Сближение с Пейкерами, как, должно быть, и личная переоценка некоторых своих шагов в отношении их общего с Засецкой пастыря не замедлили принести свои плоды. В очередной своей статье, в полудуховном, полусветском журнале, Лесков сильно изменяет отношение к Редстоку и даже признает в “Великосветском расколе” целых три своих ошибки в суждении о нем.
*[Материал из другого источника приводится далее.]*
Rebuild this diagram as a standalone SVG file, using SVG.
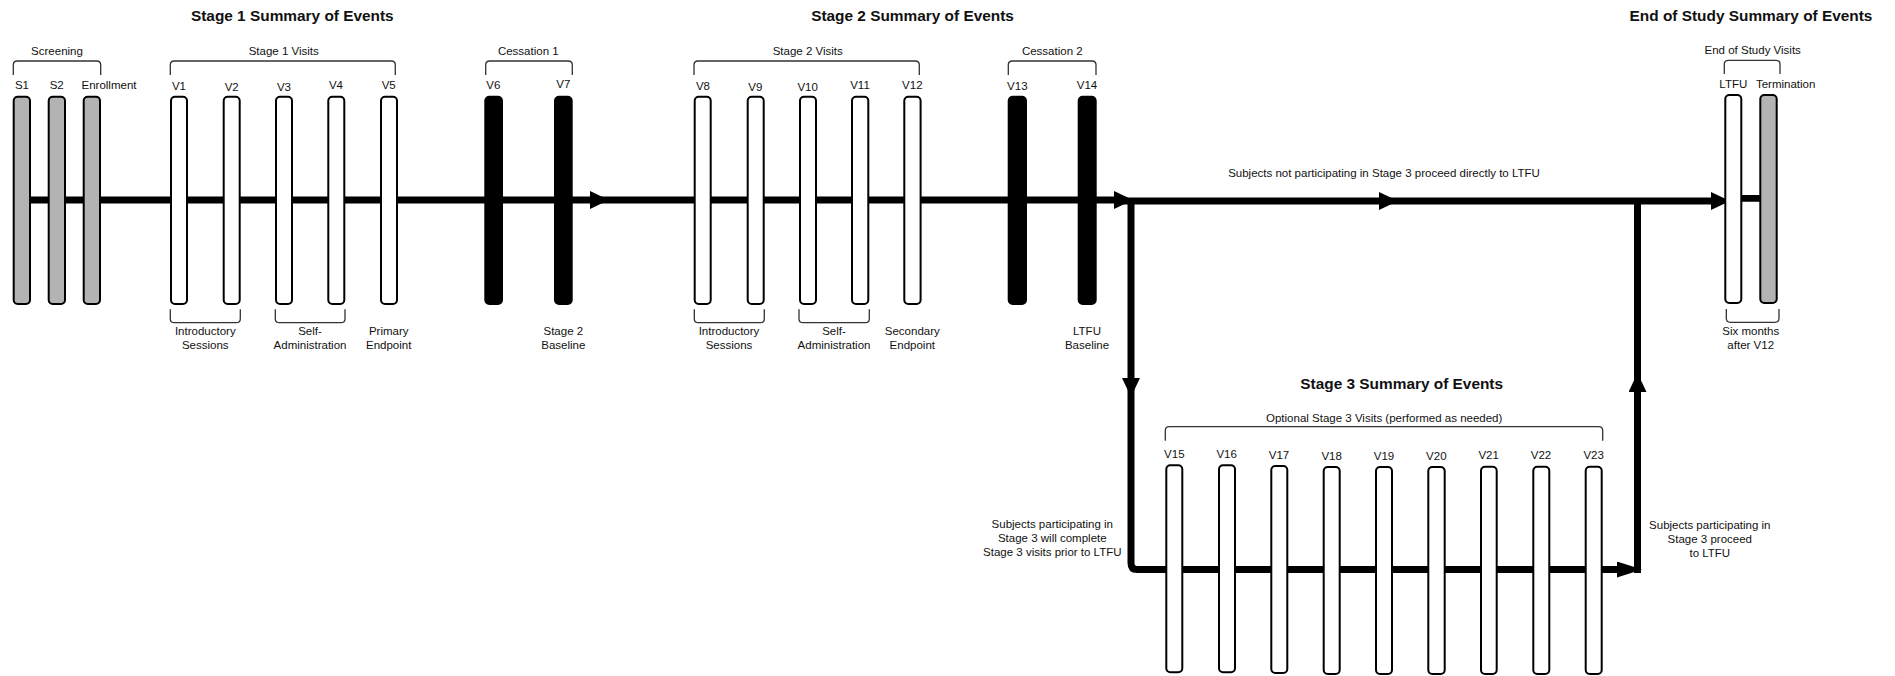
<svg xmlns="http://www.w3.org/2000/svg" width="1895" height="676" viewBox="0 0 1895 676">
<style>
text{font-family:"Liberation Sans",Arial,sans-serif;fill:#111}
.t{font-size:15.4px;font-weight:bold;text-anchor:middle}
.l{font-size:11.5px;text-anchor:middle}
.ln{fill:none;stroke:#000;stroke-width:7}
.br{fill:none;stroke:#333;stroke-width:1.3}
.w{fill:#fff;stroke:#000;stroke-width:2}
.g{fill:#b3b3b3;stroke:#000;stroke-width:2}
.k{fill:#000;stroke:#000;stroke-width:2}
</style>
<defs>
<marker id="arr" viewBox="0 0 19 18" refX="9" refY="9" markerWidth="19" markerHeight="18" markerUnits="userSpaceOnUse" orient="auto"><path d="M0,0 L19,9 L0,18 z" fill="#000"/></marker>
<marker id="arrL" viewBox="0 0 25 16" refX="12" refY="8" markerWidth="25" markerHeight="16" markerUnits="userSpaceOnUse" orient="auto"><path d="M0,0 L25,8 L0,16 z" fill="#000"/></marker>
</defs>

<g id="titles">
<text class="t" x="292.3" y="21">Stage 1 Summary of Events</text>
<text class="t" x="912.5" y="21">Stage 2 Summary of Events</text>
<text class="t" x="1751" y="21">End of Study Summary of Events</text>
<text class="t" x="1401.7" y="389">Stage 3 Summary of Events</text>
</g>

<g id="connectors">
<path class="ln" d="M22,200 H599" marker-end="url(#arr)"/>
<path class="ln" d="M595,200 H1123" marker-end="url(#arr)"/>
<path class="ln" d="M1120,201 H1388" marker-end="url(#arr)"/>
<path class="ln" d="M1385,201 H1720" marker-end="url(#arr)"/>
<path class="ln" d="M1131,200 V387" marker-end="url(#arr)"/>
<path class="ln" d="M1131,380 V563 Q1131,569.5 1137,569.5 H1629" marker-end="url(#arrL)"/>
<path class="ln" d="M1637.5,573 V383" marker-end="url(#arr)"/>
<path class="ln" d="M1637.5,390 V198"/>
<path class="ln" style="stroke-width:6.7" d="M1733,198.3 H1768"/>
</g>

<g id="brackets">
<path class="br" d="M13.3,75 V65 Q13.3,61 17.3,61 H96.7 Q100.7,61 100.7,65 V75"/>
<path class="br" d="M170.3,75 V65 Q170.3,61 174.3,61 H391.3 Q395.3,61 395.3,65 V75"/>
<path class="br" d="M485.7,75 V65 Q485.7,61 489.7,61 H568.3 Q572.3,61 572.3,65 V75"/>
<path class="br" d="M694,75 V65 Q694,61 698,61 H915.3 Q919.3,61 919.3,65 V75"/>
<path class="br" d="M1008.3,75 V65 Q1008.3,61 1012.3,61 H1092 Q1096,61 1096,65 V75"/>
<path class="br" d="M1724.3,74 V64.3 Q1724.3,60.3 1728.3,60.3 H1776 Q1780,60.3 1780,64.3 V74"/>
<path class="br" d="M1165.3,440.7 V430.7 Q1165.3,426.7 1169.3,426.7 H1598.7 Q1602.7,426.7 1602.7,430.7 V440.7"/>
<path class="br" d="M170.3,309.3 V318.7 Q170.3,322.7 174.3,322.7 H236.3 Q240.3,322.7 240.3,318.7 V309.3"/>
<path class="br" d="M275.3,309.3 V318.7 Q275.3,322.7 279.3,322.7 H341 Q345,322.7 345,318.7 V309.3"/>
<path class="br" d="M694.3,309.3 V318.7 Q694.3,322.7 698.3,322.7 H760.3 Q764.3,322.7 764.3,318.7 V309.3"/>
<path class="br" d="M799,309.3 V318.7 Q799,322.7 803,322.7 H865.3 Q869.3,322.7 869.3,318.7 V309.3"/>
<path class="br" d="M1726.3,309 V318.3 Q1726.3,322.3 1730.3,322.3 H1775 Q1779,322.3 1779,318.3 V309"/>
</g>

<g id="group-labels">
<text class="l" x="57" y="55">Screening</text>
<text class="l" x="283.7" y="55">Stage 1 Visits</text>
<text class="l" x="528.3" y="55.3">Cessation 1</text>
<text class="l" x="807.7" y="55.3">Stage 2 Visits</text>
<text class="l" x="1052.3" y="54.7">Cessation 2</text>
<text class="l" x="1752.7" y="53.8">End of Study Visits</text>
<text class="l" x="1384.2" y="421.5">Optional Stage 3 Visits (performed as needed)</text>
<text class="l" x="205.3" y="334.5">Introductory</text>
<text class="l" x="205.3" y="348.5">Sessions</text>
<text class="l" x="310" y="334.5">Self-</text>
<text class="l" x="310" y="348.5">Administration</text>
<text class="l" x="388.7" y="334.5">Primary</text>
<text class="l" x="388.7" y="348.5">Endpoint</text>
<text class="l" x="563.3" y="334.5">Stage 2</text>
<text class="l" x="563.3" y="348.5">Baseline</text>
<text class="l" x="729" y="334.5">Introductory</text>
<text class="l" x="729" y="348.5">Sessions</text>
<text class="l" x="834" y="334.5">Self-</text>
<text class="l" x="834" y="348.5">Administration</text>
<text class="l" x="912.3" y="334.5">Secondary</text>
<text class="l" x="912.3" y="348.5">Endpoint</text>
<text class="l" x="1087" y="334.5">LTFU</text>
<text class="l" x="1087" y="348.5">Baseline</text>
<text class="l" x="1750.7" y="335">Six months</text>
<text class="l" x="1750.7" y="349">after V12</text>
<text class="l" x="1384" y="177">Subjects not participating in Stage 3 proceed directly to LTFU</text>
<text class="l" x="1052.3" y="528">Subjects participating in</text>
<text class="l" x="1052.3" y="542">Stage 3 will complete</text>
<text class="l" x="1052.3" y="556">Stage 3 visits prior to LTFU</text>
<text class="l" x="1709.8" y="529">Subjects participating in</text>
<text class="l" x="1709.8" y="543">Stage 3 proceed</text>
<text class="l" x="1709.8" y="557">to LTFU</text>
</g>

<g id="S1"><rect class="g" x="13.7" y="96.7" width="16.3" height="207.3" rx="4"/><text class="l" x="22" y="89.3">S1</text></g>
<g id="S2"><rect class="g" x="48.7" y="96.7" width="16.3" height="207.3" rx="4"/><text class="l" x="56.7" y="89.3">S2</text></g>
<g id="Enrollment"><rect class="g" x="83.7" y="96.7" width="16.3" height="207.3" rx="4"/><text class="l" x="109" y="89">Enrollment</text></g>
<g id="V1"><rect class="w" x="171" y="96.7" width="16" height="207.3" rx="4"/><text class="l" x="179" y="90">V1</text></g>
<g id="V2"><rect class="w" x="223.7" y="96.7" width="16" height="207.3" rx="4"/><text class="l" x="231.7" y="91">V2</text></g>
<g id="V3"><rect class="w" x="276" y="96.7" width="16" height="207.3" rx="4"/><text class="l" x="284" y="90.7">V3</text></g>
<g id="V4"><rect class="w" x="328.3" y="96.7" width="16" height="207.3" rx="4"/><text class="l" x="336" y="89.3">V4</text></g>
<g id="V5"><rect class="w" x="381" y="96.7" width="16" height="207.3" rx="4"/><text class="l" x="388.7" y="89.3">V5</text></g>
<g id="V6"><rect class="k" x="485.3" y="96.7" width="16.7" height="207.3" rx="4"/><text class="l" x="493.3" y="89">V6</text></g>
<g id="V7"><rect class="k" x="555" y="96.7" width="16.7" height="207.3" rx="4"/><text class="l" x="563.3" y="87.7">V7</text></g>
<g id="V8"><rect class="w" x="694.7" y="96.7" width="16" height="207.3" rx="4"/><text class="l" x="703" y="90">V8</text></g>
<g id="V9"><rect class="w" x="747.7" y="96.7" width="16" height="207.3" rx="4"/><text class="l" x="755.3" y="91">V9</text></g>
<g id="V10"><rect class="w" x="800" y="96.7" width="16" height="207.3" rx="4"/><text class="l" x="807.7" y="90.7">V10</text></g>
<g id="V11"><rect class="w" x="852" y="96.7" width="16.3" height="207.3" rx="4"/><text class="l" x="860" y="89.3">V11</text></g>
<g id="V12"><rect class="w" x="904.3" y="96.7" width="16.3" height="207.3" rx="4"/><text class="l" x="912.3" y="89.3">V12</text></g>
<g id="V13"><rect class="k" x="1008.7" y="96.7" width="17.3" height="207.3" rx="4"/><text class="l" x="1017.3" y="90.3">V13</text></g>
<g id="V14"><rect class="k" x="1078.7" y="96.7" width="17" height="207.3" rx="4"/><text class="l" x="1087" y="88.7">V14</text></g>
<g id="LTFU"><rect class="w" x="1725.3" y="95" width="16" height="208" rx="4"/><text class="l" x="1733.3" y="88.3">LTFU</text></g>
<g id="Termination"><rect class="g" x="1760.3" y="95" width="16.4" height="208" rx="4"/><text class="l" x="1785.7" y="88.3">Termination</text></g>

<g id="V15"><rect class="w" x="1166.3" y="465.3" width="16" height="207" rx="4"/><text class="l" x="1174.3" y="458.3">V15</text></g>
<g id="V16"><rect class="w" x="1219" y="465.3" width="16" height="207" rx="4"/><text class="l" x="1226.7" y="458.3">V16</text></g>
<g id="V17"><rect class="w" x="1271.3" y="466" width="16" height="207" rx="4"/><text class="l" x="1279" y="459">V17</text></g>
<g id="V18"><rect class="w" x="1323.7" y="467" width="16" height="207" rx="4"/><text class="l" x="1331.7" y="459.7">V18</text></g>
<g id="V19"><rect class="w" x="1376" y="467" width="16" height="207" rx="4"/><text class="l" x="1384" y="459.7">V19</text></g>
<g id="V20"><rect class="w" x="1428.3" y="467" width="16.4" height="207" rx="4"/><text class="l" x="1436.3" y="460.3">V20</text></g>
<g id="V21"><rect class="w" x="1481" y="466.7" width="15.7" height="207.3" rx="4"/><text class="l" x="1488.7" y="459.3">V21</text></g>
<g id="V22"><rect class="w" x="1533.3" y="466.7" width="16" height="207.3" rx="4"/><text class="l" x="1541" y="459.3">V22</text></g>
<g id="V23"><rect class="w" x="1585.7" y="466.7" width="16" height="207.3" rx="4"/><text class="l" x="1593.7" y="459.3">V23</text></g>
</svg>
В итоге признается, что интеллектуальные способности проповедника не ниже его апостольского рвения; что лингвистические силы его велики и он в одно лето, самоучкой, усвоил русский язык, с которого переводит, на котором читает и даже “немножко объясняется”; что в разговоре “с глазу на глаз” он “производит такое приятное впечатление, какое может внушить человек не только очень искренний, но и глубокий; что знание им священного писания “довольно замечательно”, и т. д. [645]
Тут же в бесподписной сочувственной заметке “Новая назидательная книга” сообщается Лесковым, что “Юлия Денисовна Засецкая (дочь приснопамятного партизана Отечественной войны Дениса Давыдова)” перевела сочинения Джона Буньяна с тою теплотой, “которую женщины умеют придавать переводам сочинений, пленящих их сердца и производящих сильное впечатление на их ум и чувства”.
Такие строки предназначались главным образом для смягчения обиженности и горечи женщины, о которой их автор никогда не говорил иначе, как о человеке большой доброты и исключительных достоинств.
Должно быть, в середине 1880 года она покинула Россию, поселилась в Париже. Скончалась, вероятно, в первой половине 1883 года, завещав “не перевозить ее тела в Россию” [646], дабы не дать возможности господствующей церкви совершить над ним установленные обряды. В архиве Засецкой могли сохраниться прелюбопытнейшие письма Лескова. Пока о них слышно не было.
Дружество с М. Г. Пейкер с 1880 года тоже потеряло прежнюю живость. В смерти она опередила Засецкую, скончавшись 27 февраля 1881 года.